One of Sessions’ great assets is his ability to penetrate the paint and finish at the rim or draw fouls. He has attempted 302 free throws, second on the team to Richard Jefferson, and is shooting 78.5 percent at the line.
“It’s playoff basketball now, and the referees are letting a lot of that go,” Sessions said. “I’ve never experienced the playoffs, but I feel like that’s how they’re calling it now.
“Earlier in the season those same plays were getting calls. It’s a little different now, but I’m looking forward to the challenge.”
Opponents also are trying to double-team him quickly and nullify his effectiveness in the high pick-and-roll game.
“In a lot of games he’s made good decisions with regard to that,” Skiles said.
It’s clear that most NBA teams are content to let Sessions take a 15- to 18-foot jump shot, rather than allow him into the lane where he’s likely to score or dish to an open teammate.
Bill Peterson, the Bucks’ assistant coach for player development, has worked hours after practice with Sessions on his jump shot, and the South Carolina native said it would be his primary focus in offseason workouts.
“That’s going to throw everything off (for opponents),” Sessions said. “Once I get that going, it’s going to be good. I feel like it’s getting better. Just having all summer to work on that is going to be great.”
Skiles said he was considering a lineup change or two as the Bucks try to gain ground on the Chicago Bulls and Charlotte Bobcats in the race for the eighth spot in the conference. That could involve Ridnour returning to the starting point guard spot with Sessions coming off the bench.
“We’re considering everything right now,” Skiles said, “not because anybody in the lineup deserves to come out, or for that matter, anybody off the bench necessarily deserves to start. Sometimes just changing the rotations can help.”

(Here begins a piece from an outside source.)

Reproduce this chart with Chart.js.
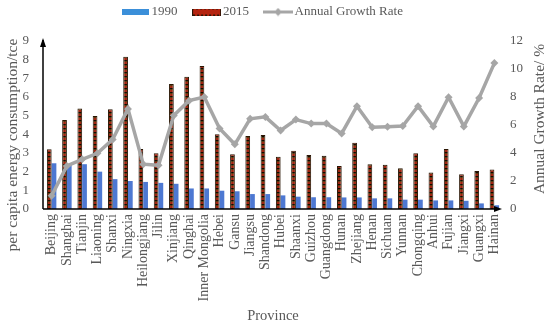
<!DOCTYPE html>
<html>
<head>
<meta charset="utf-8">
<script src="https://cdn.jsdelivr.net/npm/chart.js@4/dist/chart.umd.min.js"></script>
<style>
  html, body { margin: 0; padding: 0; background: #ffffff; }
  #wrap { width: 550px; height: 325px; position: relative; }
</style>
</head>
<body>
<div id="wrap"><canvas id="c" width="550" height="325"></canvas></div>
<script>
const provinces = ["Beijing","Shanghai","Tianjin","Liaoning","Shanxi","Ningxia","Heilongjiang","Jilin","Xinjiang","Qinghai","Inner Mongolia","Hebei","Gansu","Jiangsu","Shandong","Hubei","Shaanxi","Guizhou","Guangdong","Hunan","Zhejiang","Henan","Sichuan","Yunnan","Chongqing","Anhui","Fujian","Jiangxi","Guangxi","Hainan"];
const values1990 = [2.45,2.4,2.4,2.0,1.6,1.5,1.45,1.4,1.35,1.1,1.1,0.98,0.95,0.8,0.8,0.73,0.66,0.63,0.63,0.62,0.62,0.57,0.57,0.5,0.5,0.46,0.46,0.44,0.3,0.2];
const values2015 = [3.2,4.77,5.39,4.98,5.34,8.16,3.21,2.98,6.7,7.09,7.66,4.0,2.93,3.91,3.96,2.8,3.12,2.89,2.85,2.3,3.55,2.4,2.37,2.18,2.98,1.95,3.21,1.86,2.04,2.12];
const growthRate = [0.95,3.08,3.55,3.98,4.97,7.15,3.2,3.12,6.68,7.74,8.0,5.75,4.62,6.44,6.58,5.61,6.39,6.1,6.1,5.4,7.34,5.84,5.88,5.92,7.34,5.9,7.98,5.9,7.93,10.42];
const leftTicks = [0,1,2,3,4,5,6,7,8,9];
const rightTicks = [0,2,4,6,8,10,12];
const seriesNames = ["1990","2015","Annual Growth Rate"];
const xTitle = "Province";
const yTitle = "per capita energy consumption/tce";
const y1Title = "Annual Growth Rate/ %";

const FONT = '"Liberation Serif", "Times New Roman", serif';
const GRAY = '#595959';
Chart.defaults.font.family = FONT;
Chart.defaults.color = GRAY;

const BLUE = '#3b8fd9';
const BARBLUE = '#4d78d2';
const LINEGRAY = '#a6a6a6';

function makePattern() {
  const c = document.createElement('canvas');
  c.width = 4; c.height = 4;
  const g = c.getContext('2d');
  g.fillStyle = '#a02410'; g.fillRect(0,0,4,4);
  g.fillStyle = '#140800'; g.fillRect(0,0,4,1);
  g.fillStyle = '#5c3a0c'; g.fillRect(0,1,4,1);
  return g.createPattern(c, 'repeat');
}
const pattern2015 = makePattern();

function legendImg(kind) {
  const c = document.createElement('canvas');
  const g = c.getContext('2d');
  if (kind === 0) {
    c.width = 27; c.height = 6;
    g.fillStyle = BLUE; g.fillRect(0,0,27,6);
  } else if (kind === 1) {
    c.width = 29; c.height = 7;
    g.fillStyle = '#b52410'; g.fillRect(0,0,29,7);
    g.fillStyle = '#2a1505';
    for (let x = 0; x < 29; x += 4) { g.fillRect(x,0,2,1); g.fillRect(x+1,6,2,1); }
    g.fillRect(0,0,1,7); g.fillRect(28,0,1,7);
  } else {
    c.width = 30; c.height = 9;
    g.strokeStyle = LINEGRAY; g.lineWidth = 3;
    g.beginPath(); g.moveTo(0,4.5); g.lineTo(30,4.5); g.stroke();
    g.fillStyle = LINEGRAY;
    g.beginPath(); g.moveTo(15,0.5); g.lineTo(19,4.5); g.lineTo(15,8.5); g.lineTo(11,4.5); g.closePath(); g.fill();
  }
  return c;
}
const legendImgs = [legendImg(0), legendImg(1), legendImg(2)];

const decoPlugin = {
  id: 'deco',
  afterInit(chart) {
    const lg = chart.legend;
    if (lg) {
      const orig = lg.fit.bind(lg);
      lg.fit = function() { orig(); this.height = 41; };
    }
  },
  afterLayout(chart) {
    const lg = chart.legend;
    if (lg) {
      lg.left -= 11; lg.right -= 11;
      lg.top -= 13.5; lg.bottom -= 13.5;
    }
  },
  afterDraw(chart) {
    const ctx = chart.ctx;
    const a = chart.chartArea;
    ctx.save();
    ctx.strokeStyle = '#000'; ctx.fillStyle = '#000'; ctx.lineWidth = 1.5;
    const ax = a.left - 1;
    ctx.beginPath(); ctx.moveTo(ax, a.bottom); ctx.lineTo(ax, a.top - 1); ctx.stroke();
    ctx.beginPath(); ctx.moveTo(ax, a.top - 3); ctx.lineTo(ax - 3, a.top + 6); ctx.lineTo(ax + 3, a.top + 6); ctx.closePath(); ctx.fill();
    ctx.beginPath(); ctx.moveTo(ax, a.bottom); ctx.lineTo(a.right - 6, a.bottom); ctx.stroke();
    ctx.beginPath(); ctx.moveTo(a.right, a.bottom); ctx.lineTo(a.right - 8, a.bottom - 3); ctx.lineTo(a.right - 8, a.bottom + 3); ctx.closePath(); ctx.fill();
    ctx.fillStyle = GRAY;
    ctx.font = '15.5px ' + FONT;
    ctx.textAlign = 'center'; ctx.textBaseline = 'middle';
    ctx.save(); ctx.translate(13, 145); ctx.rotate(-Math.PI/2); ctx.fillText(yTitle, 0, 0); ctx.restore();
    ctx.save(); ctx.translate(540, 119); ctx.rotate(-Math.PI/2); ctx.fillText(y1Title, 0, 0); ctx.restore();
    ctx.restore();
  }
};

new Chart(document.getElementById('c'), {
  data: {
    labels: provinces,
    datasets: [
      { type: 'bar', label: seriesNames[0], data: values1990, backgroundColor: BARBLUE, yAxisID: 'y', order: 2,
        categoryPercentage: 0.62, barPercentage: 1.0 },
      { type: 'bar', label: seriesNames[1], data: values2015, backgroundColor: pattern2015, yAxisID: 'y', order: 1,
        borderColor: '#2a1604', borderWidth: {left: 1, right: 1, top: 1, bottom: 0},
        categoryPercentage: 0.62, barPercentage: 1.0 },
      { type: 'line', label: seriesNames[2], data: growthRate, yAxisID: 'y1', order: 0,
        borderColor: LINEGRAY, backgroundColor: LINEGRAY, borderWidth: 3.5, tension: 0,
        pointStyle: 'rectRot', pointRadius: 4, pointBackgroundColor: LINEGRAY, pointBorderColor: LINEGRAY, pointBorderWidth: 0 }
    ]
  },
  options: {
    responsive: false,
    animation: false,
    devicePixelRatio: 1,
    layout: { padding: 0 },
    plugins: {
      tooltip: { enabled: false },
      legend: {
        position: 'top',
        labels: {
          usePointStyle: true,
          pointStyleWidth: 20,
          boxHeight: 6,
          padding: 19,
          color: GRAY,
          font: { size: 13, family: FONT },
          sort: (a, b) => a.datasetIndex - b.datasetIndex,
          generateLabels(chart) {
            const items = Chart.defaults.plugins.legend.labels.generateLabels(chart);
            items.forEach(it => { it.pointStyle = legendImgs[it.datasetIndex]; it.lineWidth = 0; });
            return items;
          }
        }
      }
    },
    scales: {
      x: {
        grid: { display: false, drawTicks: false },
        border: { display: false },
        ticks: { autoSkip: false, minRotation: 90, maxRotation: 90, padding: 5, color: GRAY, font: { size: 14, family: FONT } },
        title: { display: true, text: xTitle, color: GRAY, font: { size: 14.5, family: FONT }, padding: { top: 0, bottom: 0 } },
        afterFit(s) { s.height = 116; }
      },
      y: {
        position: 'left', min: 0, max: 9,
        afterBuildTicks(s) { s.ticks = leftTicks.map(v => ({ value: v })); },
        grid: { display: false, drawTicks: false },
        border: { display: false },
        ticks: { padding: 15, color: GRAY, font: { size: 13, family: FONT } },
        afterFit(s) { s.width = 44; }
      },
      y1: {
        position: 'right', min: 0, max: 12,
        afterBuildTicks(s) { s.ticks = rightTicks.map(v => ({ value: v })); },
        grid: { display: false, drawTicks: false },
        border: { display: false },
        ticks: { padding: 8, color: GRAY, font: { size: 13, family: FONT } },
        afterFit(s) { s.width = 48; }
      }
    }
  },
  plugins: [decoPlugin]
});
</script>
</body>
</html>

Sessions said he took it as a compliment that he’s part of an opposing team’s game plan. He has demanded attention with his play and is averaging 12 points, 5.2 assists, 3.2 rebounds and 1.8 turnovers in 68 games.
“Ramon is a good worker,” Skiles said. “He hasn’t been through anything like this before. He’s starting on a team that’s fighting for a playoff spot, and every team we’re playing is playing for something as well. They’re doing whatever they can to stop him.”